Posted By Thom Young (Full first name: Thomas Clifford John), February 22, 2016

Troublesome Flood Coverage?

The introduction of another company’s coverage for overland water (used to be called flood) leaves me underwhelmed with the industry’s attempts to meet the needs of our customers adequately. The underwriting of these products seems limited only to those who are outside of the red zones demarcating high risk for overland water damage. Since the number of insurers even willing to provide this coverage remains minimal, adverse selection will likely favour those who don’t get on the bandwagon. Only those who live where the flood risk is the highest will want to purchase the coverage. Those who don’t live in those zones won’t want to share the cost for claims and return on equity through their premiums and will seek another provider. Well, we’ve been here before, and history repeats itself.

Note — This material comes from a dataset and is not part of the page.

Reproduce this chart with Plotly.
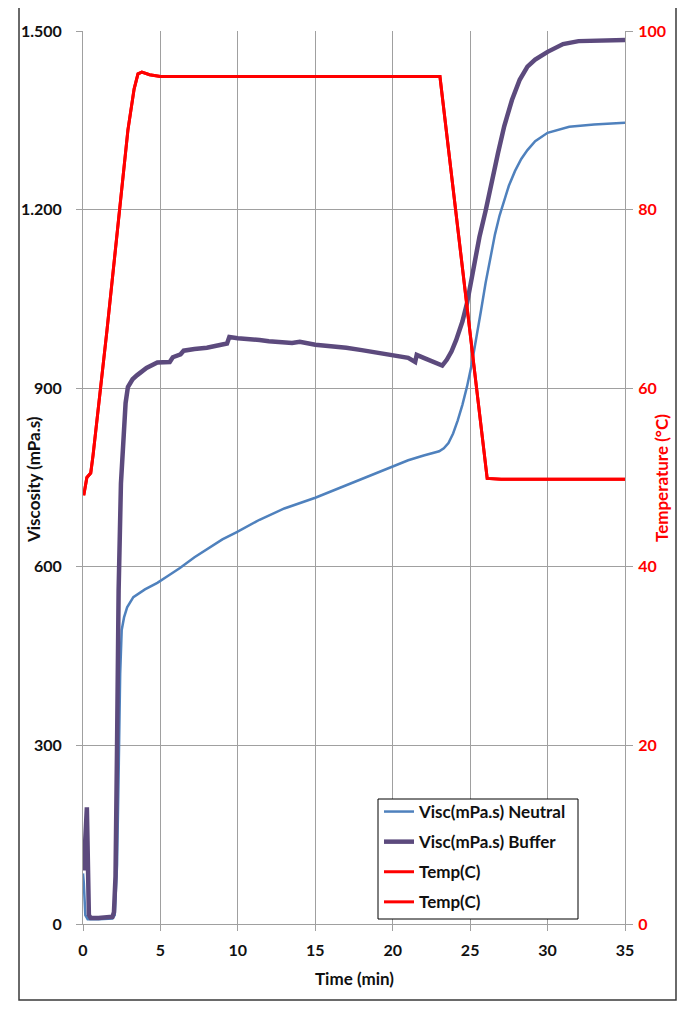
import plotly.graph_objects as go

# ---- data ----
t_neutral = [0, 0.05, 0.15, 0.3, 1.0, 1.9, 2.05, 2.2, 2.3, 2.4, 2.5, 2.65, 2.85, 3.25, 4.0, 4.8, 5.5, 6.26,
             7.2, 8.2, 9.0, 9.9, 11.4, 13.0, 15.0, 17.0, 19.0, 20.0, 21.0, 22.0, 23.0, 23.3, 23.6, 23.9,
             24.2, 24.5, 24.8, 25.1, 25.4, 25.7, 26.0, 26.3, 26.6, 26.9, 27.2, 27.5, 27.9, 28.3, 28.7,
             29.2, 30.0, 31.4, 33.0, 35.0]
visc_neutral = [85, 70, 15, 8, 8, 9, 15, 100, 250, 420, 494, 515, 532, 549, 562, 573, 585, 598,
                616, 633, 646, 658, 679, 698, 716, 737, 758, 769, 779, 787, 794, 799, 808, 824,
                846, 872, 903, 940, 983, 1030, 1077, 1120, 1158, 1190, 1217, 1240, 1265, 1285, 1300,
                1315, 1329, 1339, 1343, 1346]

t_buffer = [0.05, 0.25, 0.38, 0.5, 1.0, 1.9, 2.0, 2.1, 2.2, 2.3, 2.45, 2.6, 2.75, 2.9, 3.2, 3.5, 4.1, 4.8,
            5.6, 5.8, 6.3, 6.5, 6.9, 7.2, 8.0, 8.9, 9.3, 9.45, 10.0, 11.4, 12.0, 13.5, 14.0, 15.0,
            16.0, 17.0, 18.0, 19.0, 20.0, 21.0, 21.45, 21.55, 22.0, 22.5, 23.2, 23.5, 23.8, 24.1,
            24.5, 24.8, 25.2, 25.6, 26.0, 26.4, 26.8, 27.2, 27.7, 28.2, 28.7, 29.2, 30.0, 31.0,
            32.0, 35.0]
visc_buffer = [90, 196, 15, 10, 10, 12, 20, 80, 300, 560, 740, 820, 875, 902, 915, 922, 934, 943,
               944, 952, 957, 963, 965, 966, 968, 972, 975, 986, 984, 981, 979, 976, 978, 973,
               971, 968, 964, 960, 956, 951, 944, 956, 951, 945, 938, 948, 962, 981,
               1012, 1043, 1099, 1154, 1198, 1250, 1295, 1340, 1384, 1418, 1440, 1452, 1465, 1478,
               1483, 1485]

t_temp = [0.05, 0.25, 0.5, 0.65, 1.55, 2.9, 3.3, 3.55, 3.8, 4.3, 5.0, 23.05, 26.1, 27.0, 35.0]
temp_c = [48.0, 50.0, 50.5, 52.5, 66.5, 88.9, 93.5, 95.2, 95.4, 95.1, 94.9, 94.9, 49.9, 49.8, 49.8]

visc_ticks = [0, 300, 600, 900, 1200, 1500]
visc_tick_text = ["0", "300", "600", "900", "1.200", "1.500"]
temp_ticks = [0, 20, 40, 60, 80, 100]
time_ticks = [0, 5, 10, 15, 20, 25, 30, 35]

FONT = "Lato"
BLUE = "#4F81BD"
PURPLE = "#5C4A7D"
RED = "#FF0000"
GRID = "#a0a0a0"
TXT = "#111111"

fig = go.Figure()
fig.add_trace(go.Scatter(x=t_neutral, y=visc_neutral, mode="lines", name="Visc(mPa.s) Neutral",
                         line=dict(color=BLUE, width=2.5), legendgroup="a"))
fig.add_trace(go.Scatter(x=t_buffer, y=visc_buffer, mode="lines", name="Visc(mPa.s) Buffer",
                         line=dict(color=PURPLE, width=4.5), legendgroup="b"))
fig.add_trace(go.Scatter(x=t_temp, y=temp_c, mode="lines", name="Temp(C)", yaxis="y2",
                         line=dict(color=RED, width=3), legendgroup="c"))
fig.add_trace(go.Scatter(x=t_temp, y=temp_c, mode="lines", name="Temp(C)", yaxis="y2",
                         line=dict(color=RED, width=3), legendgroup="d"))

# page body has an 8px margin -> figure coords = screen coords - 8
OFF = 8
L, R, T, B = 83 - OFF, 625 - OFF, 31 - OFF, 924 - OFF
W, H = 689 - OFF, 1012 - OFF

def px_x(p):
    return (p - OFF - L) / float(R - L)

def px_y(p):
    return (B - (p - OFF)) / float(B - T)

fig.update_layout(
    width=W, height=H,
    margin=dict(l=L, r=W - R, t=T, b=H - B),
    paper_bgcolor="white", plot_bgcolor="white",
    font=dict(family=FONT, size=16, color=TXT),
    showlegend=True,
    legend=dict(x=px_x(379), y=px_y(794), xanchor="left", yanchor="top",
                bgcolor="rgba(0,0,0,0)", borderwidth=0,
                font=dict(family=FONT, size=17, color=TXT, weight="bold"),
                traceorder="grouped", tracegroupgap=5, itemwidth=30),
    xaxis=dict(range=[0, 35], tickvals=time_ticks, showgrid=True, gridcolor=GRID, gridwidth=1,
               zeroline=False, showline=True, linecolor=GRID, linewidth=1,
               ticks="outside", ticklen=6, tickcolor=GRID, ticklabelstandoff=6,
               tickfont=dict(family=FONT, size=16, color=TXT, weight="bold")),
    yaxis=dict(range=[0, 1500], tickvals=visc_ticks, ticktext=visc_tick_text, showgrid=True,
               gridcolor=GRID, gridwidth=1, zeroline=False, showline=True, linecolor=GRID,
               linewidth=1, ticks="outside", ticklen=6, tickcolor=GRID, ticklabelstandoff=11,
               tickfont=dict(family=FONT, size=16, color=TXT, weight="bold")),
    yaxis2=dict(range=[0, 100], tickvals=temp_ticks, overlaying="y", side="right",
                showgrid=False, zeroline=False, showline=True, linecolor=GRID, linewidth=1,
                ticks="outside", ticklen=7, tickcolor=GRID, ticklabelstandoff=2,
                tickfont=dict(family=FONT, size=16, color=RED, weight="bold")),
    shapes=[
        dict(type="rect", xref="paper", yref="paper", x0=px_x(19), x1=px_x(676),
             y0=px_y(1000), y1=px_y(6), line=dict(color="#3a3a3a", width=1.5),
             fillcolor="rgba(0,0,0,0)", layer="below"),
        dict(type="line", xref="paper", yref="paper", x0=px_x(687), x1=px_x(687),
             y0=px_y(1012), y1=px_y(0), line=dict(color="#c5d5ea", width=1)),
        # legend frame
        dict(type="rect", xref="paper", yref="paper", x0=px_x(378), x1=px_x(578),
             y0=px_y(919), y1=px_y(799), line=dict(color="#000000", width=1),
             fillcolor="white", layer="above"),
    ],
    annotations=[
        dict(text="<b>Viscosity (mPa.s)</b>", xref="paper", yref="paper", x=px_x(33), y=px_y(480),
             showarrow=False, textangle=-90, font=dict(family=FONT, size=17, color=TXT),
             xanchor="center", yanchor="middle"),
        dict(text="<b>Temperature (°C)</b>", xref="paper", yref="paper", x=px_x(661), y=px_y(478),
             showarrow=False, textangle=-90, font=dict(family=FONT, size=17, color=RED),
             xanchor="center", yanchor="middle"),
        dict(text="<b>Time (min)</b>", xref="paper", yref="paper", x=px_x(354), y=px_y(978),
             showarrow=False, font=dict(family=FONT, size=17, color=TXT),
             xanchor="center", yanchor="middle"),
    ],
)

fig.write_html("out.html")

A recent article in Canadian Underwriter magazine sums up a lot of the data being developed to map the risk of flood coverage in Canada. While the accuracy of the models in use can be easily challenged, data management, even with suspect data, is the baseline necessary to determine an actuarial model of rate. As I’m often reminded when I think of those very difficult classes in statistical analysis that I endured way back in the day, even poor data enables easier adjustments in the equation than hypothetical estimations. Although all actuarial prediction is really hypothetical, I know several actuaries who will spend tremendous energy vigorously arguing the scientific merits of their predictions, even when the historical accuracy is different. Such is the mystic nature of number manipulation. Regardless, the data from the research shows that "20% of Canadian [households] could be qualified as high risk, based on our metrics and about 10% of those would be considered very high risk and that's about 1.8 million households." That percentage implies 18 million households and numbers that should lend themselves well to actuarial predictions on the average loses per household from flood. If the actuarial mapping results in the application of a proper rate for these risks, then the competitive contest for these risks will have a proper outcome. If not, then little interest will be generated for continuing to provide coverage for this peril, and we’ll be back where we began.

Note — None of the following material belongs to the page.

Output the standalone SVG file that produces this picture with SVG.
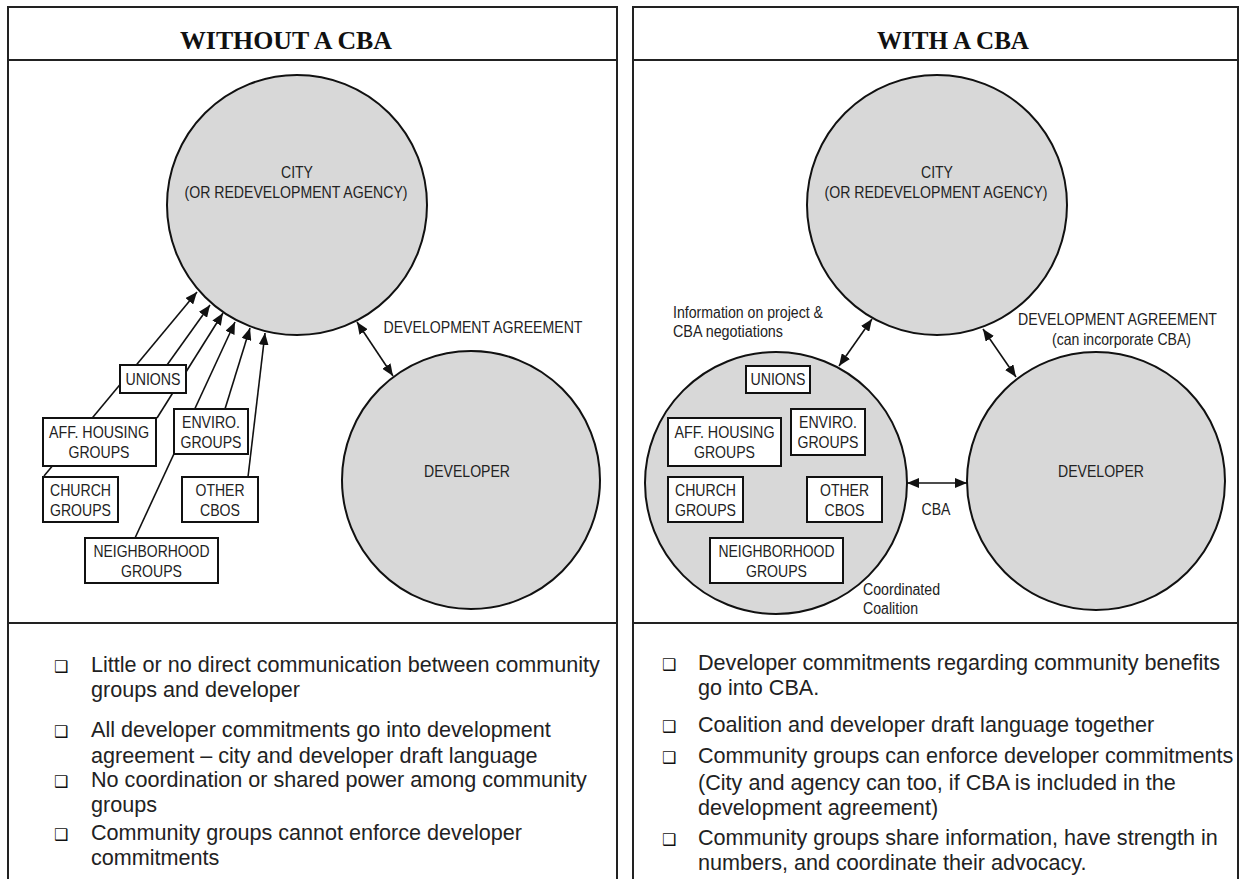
<svg xmlns="http://www.w3.org/2000/svg" width="1241" height="879" viewBox="0 0 1241 879">
<defs>
<style>
.frame{fill:none;stroke:#222;stroke-width:2}
.circ{fill:#d8d8d8;stroke:#111;stroke-width:2}
.box{fill:#fff;stroke:#111;stroke-width:2}
.conn{fill:none;stroke:#111;stroke-width:1.6}
.lbl{font-family:"Liberation Sans",Arial,sans-serif;font-size:16.5px;fill:#222;text-anchor:middle}
.lbls{font-family:"Liberation Sans",Arial,sans-serif;font-size:16px;fill:#222}
.title{font-family:"Liberation Serif","Times New Roman",serif;font-size:24.5px;font-weight:bold;fill:#111;text-anchor:middle}
.bul{font-family:"Liberation Sans",Arial,sans-serif;font-size:21.6px;fill:#222}
.sq{font-family:"DejaVu Sans",sans-serif;font-size:16px;fill:#111}
</style>
<marker id="ah" viewBox="0 0 12 10" refX="12" refY="5" markerWidth="12" markerHeight="10" markerUnits="userSpaceOnUse" orient="auto-start-reverse"><path d="M0,0 L12,5 L0,10 Z" fill="#111"/></marker>
</defs>
<rect width="1241" height="879" fill="#fff"/>

<g id="frames">
<path class="frame" d="M8,879 V7 H617 V879 M8,60 H617 M8,623 H617"/>
<path class="frame" d="M633,879 V7 H1238 V879 M633,60 H1238 M633,623 H1238"/>
<text class="title" x="286" y="49" textLength="212" lengthAdjust="spacingAndGlyphs">WITHOUT A CBA</text>
<text class="title" x="953" y="49" textLength="152" lengthAdjust="spacingAndGlyphs">WITH A CBA</text>
</g>

<!-- LEFT PANEL -->
<g id="city-left">
<circle class="circ" cx="297" cy="205" r="130"/>
<text class="lbl" x="297" y="178" textLength="32" lengthAdjust="spacingAndGlyphs">CITY</text>
<text class="lbl" x="296" y="198" textLength="223" lengthAdjust="spacingAndGlyphs">(OR REDEVELOPMENT AGENCY)</text>
</g>
<g id="developer-left">
<circle class="circ" cx="471" cy="480" r="129"/>
<text class="lbl" x="467" y="477" textLength="86" lengthAdjust="spacingAndGlyphs">DEVELOPER</text>
</g>

<g id="connectors-left">
<line class="conn" x1="44" y1="476" x2="197" y2="292" marker-end="url(#ah)"/>
<line class="conn" x1="167" y1="365" x2="210" y2="305" marker-end="url(#ah)"/>
<line class="conn" x1="157" y1="418" x2="223" y2="313" marker-end="url(#ah)"/>
<line class="conn" x1="135" y1="538" x2="235" y2="322" marker-end="url(#ah)"/>
<line class="conn" x1="225" y1="409" x2="250" y2="328" marker-end="url(#ah)"/>
<line class="conn" x1="248" y1="477" x2="265" y2="333" marker-end="url(#ah)"/>
<line class="conn" x1="357" y1="322" x2="393" y2="376" marker-start="url(#ah)" marker-end="url(#ah)"/>
<text class="lbl" x="483" y="333" textLength="199" lengthAdjust="spacingAndGlyphs">DEVELOPMENT AGREEMENT</text>
</g>

<g id="unions-left"><rect class="box" x="120" y="365" width="66" height="28"/><text class="lbl" x="153" y="385" textLength="55" lengthAdjust="spacingAndGlyphs">UNIONS</text></g>
<g id="affhousing-left"><rect class="box" x="43" y="418" width="113" height="48"/><text class="lbl" x="99" y="438" textLength="100" lengthAdjust="spacingAndGlyphs">AFF. HOUSING</text><text class="lbl" x="99" y="458" textLength="61" lengthAdjust="spacingAndGlyphs">GROUPS</text></g>
<g id="enviro-left"><rect class="box" x="174" y="409" width="74" height="45"/><text class="lbl" x="211" y="428" textLength="58" lengthAdjust="spacingAndGlyphs">ENVIRO.</text><text class="lbl" x="211" y="448" textLength="61" lengthAdjust="spacingAndGlyphs">GROUPS</text></g>
<g id="church-left"><rect class="box" x="43" y="477" width="75" height="45"/><text class="lbl" x="80.5" y="496" textLength="61" lengthAdjust="spacingAndGlyphs">CHURCH</text><text class="lbl" x="80.5" y="516" textLength="61" lengthAdjust="spacingAndGlyphs">GROUPS</text></g>
<g id="other-left"><rect class="box" x="182" y="477" width="76" height="45"/><text class="lbl" x="220" y="496" textLength="49" lengthAdjust="spacingAndGlyphs">OTHER</text><text class="lbl" x="220" y="516" textLength="40" lengthAdjust="spacingAndGlyphs">CBOS</text></g>
<g id="neighborhood-left"><rect class="box" x="85" y="538" width="133" height="45"/><text class="lbl" x="151.5" y="557" textLength="116" lengthAdjust="spacingAndGlyphs">NEIGHBORHOOD</text><text class="lbl" x="151.5" y="577" textLength="61" lengthAdjust="spacingAndGlyphs">GROUPS</text></g>

<g id="bullets-left">
<text class="sq" x="54" y="672">❑</text>
<text class="bul" x="91" y="672">Little or no direct communication between community</text>
<text class="bul" x="91" y="697">groups and developer</text>
<text class="sq" x="54" y="737">❑</text>
<text class="bul" x="91" y="737">All developer commitments go into development</text>
<text class="bul" x="91" y="763">agreement – city and developer draft language</text>
<text class="sq" x="54" y="787">❑</text>
<text class="bul" x="91" y="787">No coordination or shared power among community</text>
<text class="bul" x="91" y="812">groups</text>
<text class="sq" x="54" y="840">❑</text>
<text class="bul" x="91" y="840">Community groups cannot enforce developer</text>
<text class="bul" x="91" y="865">commitments</text>
</g>

<!-- RIGHT PANEL -->
<g id="city-right">
<circle class="circ" cx="937" cy="205" r="130"/>
<text class="lbl" x="937" y="178" textLength="32" lengthAdjust="spacingAndGlyphs">CITY</text>
<text class="lbl" x="936" y="198" textLength="223" lengthAdjust="spacingAndGlyphs">(OR REDEVELOPMENT AGENCY)</text>
</g>
<g id="developer-right">
<circle class="circ" cx="1096" cy="481" r="129"/>
<text class="lbl" x="1101" y="477" textLength="86" lengthAdjust="spacingAndGlyphs">DEVELOPER</text>
</g>
<g id="coalition">
<circle class="circ" cx="776" cy="483" r="131"/>
<text class="lbls" x="863" y="595" textLength="77" lengthAdjust="spacingAndGlyphs">Coordinated</text>
<text class="lbls" x="863" y="614" textLength="55" lengthAdjust="spacingAndGlyphs">Coalition</text>
</g>

<g id="connectors-right">
<line class="conn" x1="839" y1="366" x2="872" y2="319" marker-start="url(#ah)" marker-end="url(#ah)"/>
<line class="conn" x1="983" y1="329" x2="1016" y2="377" marker-start="url(#ah)" marker-end="url(#ah)"/>
<line class="conn" x1="907" y1="483" x2="967" y2="483" marker-start="url(#ah)" marker-end="url(#ah)"/>
<text class="lbls" x="673" y="318" textLength="150" lengthAdjust="spacingAndGlyphs">Information on project &amp;</text>
<text class="lbls" x="673" y="337" textLength="110" lengthAdjust="spacingAndGlyphs">CBA negotiations</text>
<text class="lbl" x="1117.5" y="325" textLength="199" lengthAdjust="spacingAndGlyphs">DEVELOPMENT AGREEMENT</text>
<text class="lbl" x="1121.5" y="345" textLength="139" lengthAdjust="spacingAndGlyphs">(can incorporate CBA)</text>
<text class="lbl" x="936" y="515" textLength="29" lengthAdjust="spacingAndGlyphs">CBA</text>
</g>

<g id="unions-right"><rect class="box" x="746" y="366" width="64" height="27"/><text class="lbl" x="778" y="385" textLength="55" lengthAdjust="spacingAndGlyphs">UNIONS</text></g>
<g id="affhousing-right"><rect class="box" x="668" y="418" width="113" height="48"/><text class="lbl" x="724.5" y="438" textLength="100" lengthAdjust="spacingAndGlyphs">AFF. HOUSING</text><text class="lbl" x="724.5" y="458" textLength="61" lengthAdjust="spacingAndGlyphs">GROUPS</text></g>
<g id="enviro-right"><rect class="box" x="791" y="409" width="74" height="46"/><text class="lbl" x="828" y="428" textLength="58" lengthAdjust="spacingAndGlyphs">ENVIRO.</text><text class="lbl" x="828" y="448" textLength="61" lengthAdjust="spacingAndGlyphs">GROUPS</text></g>
<g id="church-right"><rect class="box" x="668" y="477" width="75" height="45"/><text class="lbl" x="705.5" y="496" textLength="61" lengthAdjust="spacingAndGlyphs">CHURCH</text><text class="lbl" x="705.5" y="516" textLength="61" lengthAdjust="spacingAndGlyphs">GROUPS</text></g>
<g id="other-right"><rect class="box" x="807" y="477" width="75" height="45"/><text class="lbl" x="844.5" y="496" textLength="49" lengthAdjust="spacingAndGlyphs">OTHER</text><text class="lbl" x="844.5" y="516" textLength="40" lengthAdjust="spacingAndGlyphs">CBOS</text></g>
<g id="neighborhood-right"><rect class="box" x="710" y="538" width="133" height="45"/><text class="lbl" x="776.5" y="557" textLength="116" lengthAdjust="spacingAndGlyphs">NEIGHBORHOOD</text><text class="lbl" x="776.5" y="577" textLength="61" lengthAdjust="spacingAndGlyphs">GROUPS</text></g>

<g id="bullets-right">
<text class="sq" x="662" y="670">❑</text>
<text class="bul" x="698" y="670">Developer commitments regarding community benefits</text>
<text class="bul" x="698" y="695">go into CBA.</text>
<text class="sq" x="662" y="732">❑</text>
<text class="bul" x="698" y="732">Coalition and developer draft language together</text>
<text class="sq" x="662" y="763">❑</text>
<text class="bul" x="698" y="763">Community groups can enforce developer commitments</text>
<text class="bul" x="698" y="790">(City and agency can too, if CBA is included in the</text>
<text class="bul" x="698" y="815">development agreement)</text>
<text class="sq" x="662" y="845">❑</text>
<text class="bul" x="698" y="845">Community groups share information, have strength in</text>
<text class="bul" x="698" y="870">numbers, and coordinate their advocacy.</text>
</g>
</svg>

Of course, identifying the risk exposure is the first part of the process. Knowing that 1.8 million homes are at an ultrahigh exposure to the peril won’t be very helpful until the frequency of loss is determined. In reality, we have no records for most of North America that are relevant for losses of any type over 150 years old. Forest fires, flood, and earthquakes that occurred over 100 years ago had little consequence to any large group of people simply due to the demographics of that historical era. If 10% of the dwellings in Canada incurred such a loss in any calendar year, people would clearly be concerned about the availability of coverage in Canada, but that’s not the way catastrophic losses work. Flood losses usually occur in a small localized area on an infrequent basis. We toss around terms like 100-year, 500-year, and 1000-year floods as if they have meaning when, in fact, these descriptions are only an excuse for the lack of mitigation efforts.

I still believe that flood coverage needs some form of statutory basic wording so that the competition between the insurers is based on risk selection and premium, rather than on limiting the coverage through different definitions of the peril. As brokers, we should not be forced to present our solutions to the clients based on the shortcomings of one company over another in the definition of the insured peril. That process is confusing to the public, fraught with errors and omissions exposures for each of us, and goes against the principles by which we currently manage the competition between our insurers. When the choices go beyond the cost and drill down into the wordings, how do you assure clients that what you are giving them the best option in the market? How do you know which company has the most comprehensive coverage when you have no access to its wordings? When we present options to our customers, will we have to provide a disclaimer that “better coverage may be out there, but this proposal is the best I can do?”

Some may say that forcing statutory wording upon the insurers is unfair and that a residual risk-sharing facility could allow those companies that prefer an alternative wording to cede their risks into a pool. Australia and England follow this practice to provide an even playing field in the market for these coverages. In these jurisdictions, the capital necessary to backstop these losses comes from government guarantees that insure neutral charges to the insurers. Strangely enough, the losses in these pools have been manageable and have produced positive cash flow. Stability appears to have some advantages over time.

The efficacy of flood coverage in Alberta will not be tested until the next significant flood event. I, like most observers in our industry, will be watching closely to see if this recent private-corporate response will mitigate the amount of money our governments end up throwing at these losses. Whether the premiums for the coverage produce underwriting surpluses or deficits will also be interesting to see. Time will tell.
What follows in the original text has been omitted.